Postcard from the riverbank

The River Alyn flows through my patch, at least it does until the summer or when there’s less rain.  Then it flows under my patch.  It’s swallowed up by great yawning caverns, old lead mining tunnels and natural limestone fissures.  I’m always sad to see it go.  One minute it’s murmuring along at my side and the next day just a few silent pools remain.  I’ve never seen a kingfisher or a dipper on my stretch of the river but I’ve seen them upstream and downstream where the river stays at the surface.

After the heavy rain we’ve had recently, the River’s back and I hope so are the otters. I join Kate from North East Wales Wildlife to look for signs. 
The sky’s the blue of a jay’s wing feathers.  We walk along the squelchy banks, sinking into cattle trodden mud and slithering over sycamore leaves.  When we reach the holt and the camera, Kate scrambles down and removes the memory card to check later.
I love this section of the River.  The woodland opens out into a meadow and today the trees glow and the river fizzes and sparkles like someone’s dropped a crate of alka-seltzer tablets into it.
I turn from admiring the amber view and see Kate stooping over some otter spraint on a lump of limestone.  She points out tiny fishy vertebrae in the oily splodge.  We mark the place on the map, photograph the poo and amble on.

Coming around a bend in the river, we disturb a female goosander.  She hurries skywards leaving trail of water droplets hanging in the air like pearls.

At the foot bridge we find more spraint.

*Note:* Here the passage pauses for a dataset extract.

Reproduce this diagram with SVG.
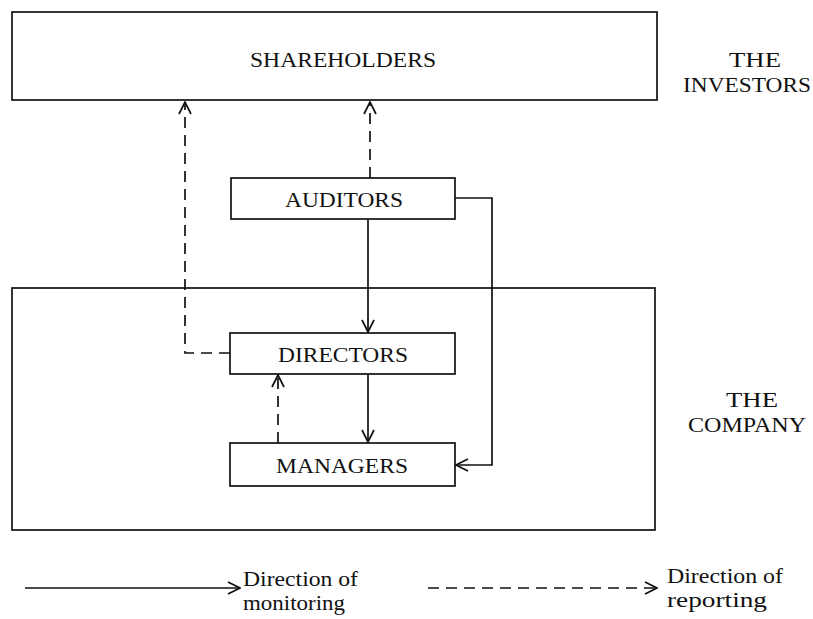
<svg xmlns="http://www.w3.org/2000/svg" width="813" height="619" viewBox="0 0 813 619">
<style>
.box{fill:#fff;stroke:#111;stroke-width:1.7}
.t{font-family:"Liberation Serif","Times New Roman",serif;font-size:20px;fill:#111}
.c{text-anchor:middle}
.s{fill:none;stroke:#111;stroke-width:1.7}
.d{fill:none;stroke:#111;stroke-width:1.7;stroke-dasharray:11 7}
</style>
<defs>
<marker id="a" viewBox="0 0 14 14" refX="13" refY="7" markerWidth="14" markerHeight="14" markerUnits="userSpaceOnUse" orient="auto">
<path d="M1,1 L13,7 L1,13" fill="none" stroke="#111" stroke-width="1.7"/>
</marker>
</defs>
<g id="shareholders">
<rect class="box" x="12" y="12" width="645" height="88"/>
<text class="t c" x="343" y="67" textLength="186" lengthAdjust="spacingAndGlyphs">SHAREHOLDERS</text>
</g>
<g id="investors-label">
<text class="t c" x="755" y="67" textLength="52" lengthAdjust="spacingAndGlyphs">THE</text>
<text class="t c" x="747" y="92" textLength="128" lengthAdjust="spacingAndGlyphs">INVESTORS</text>
</g>
<g id="company">
<rect class="box" x="12" y="288" width="643" height="242"/>
</g>
<g id="company-label">
<text class="t c" x="752" y="407" textLength="52" lengthAdjust="spacingAndGlyphs">THE</text>
<text class="t c" x="747" y="432" textLength="118" lengthAdjust="spacingAndGlyphs">COMPANY</text>
</g>
<g id="auditors">
<rect class="box" x="231" y="178" width="224" height="41"/>
<text class="t c" x="344" y="207" textLength="118" lengthAdjust="spacingAndGlyphs">AUDITORS</text>
</g>
<g id="directors">
<rect class="box" x="230" y="333" width="225" height="41"/>
<text class="t c" x="343" y="362" textLength="130" lengthAdjust="spacingAndGlyphs">DIRECTORS</text>
</g>
<g id="managers">
<rect class="box" x="230" y="443" width="225" height="43"/>
<text class="t c" x="342" y="473" textLength="132" lengthAdjust="spacingAndGlyphs">MANAGERS</text>
</g>
<g id="connectors">
<path class="d" d="M230,353 H185 V102" marker-end="url(#a)"/>
<path class="d" d="M370,178 V102" marker-end="url(#a)"/>
<path class="s" d="M368,219 V332" marker-end="url(#a)"/>
<path class="s" d="M455,198 H492 V465 H456" marker-end="url(#a)"/>
<path class="s" d="M368,374 V442" marker-end="url(#a)"/>
<path class="d" d="M278,443 V375" marker-end="url(#a)"/>
</g>
<g id="legend">
<path class="s" d="M25,588 H240" marker-end="url(#a)"/>
<text class="t" x="243" y="586" textLength="115" lengthAdjust="spacingAndGlyphs">Direction of</text>
<text class="t" x="243" y="610" textLength="102" lengthAdjust="spacingAndGlyphs">monitoring</text>
<path class="d" d="M428,588 H657" marker-end="url(#a)"/>
<text class="t" x="667" y="583" textLength="116" lengthAdjust="spacingAndGlyphs">Direction of</text>
<text class="t" x="667" y="607" textLength="100" lengthAdjust="spacingAndGlyphs">reporting</text>
</g>
</svg>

Kate tells me about the otter slide she discovered here earlier this year when the snow was thick on the ground.  She said it looked like they’d been sliding down the steep bank and plunging into the river over and over again.   We stand at the spot imagining an otter water park.
On the other side of the River is an old willow with one branch leaning right across the water, a perfect play tree for otters.  We find more spraint.  There are definitely otters here then, and even though we don’t see them, just knowing they are around is exciting.
Back in the office with mugs of tea, we hunch over the computer screen to watch the footage.  The camera is triggered by movement.  The computer shows that it’s been triggered many times. But when we watch we see we’ve been out foxed by a fox - a badger, an annoying bit of Himalayan Balsam blowing in the breeze... and a bouncing Jay with sky blue wings.

I've a feeling we'll have more luck with the camera on our next survey...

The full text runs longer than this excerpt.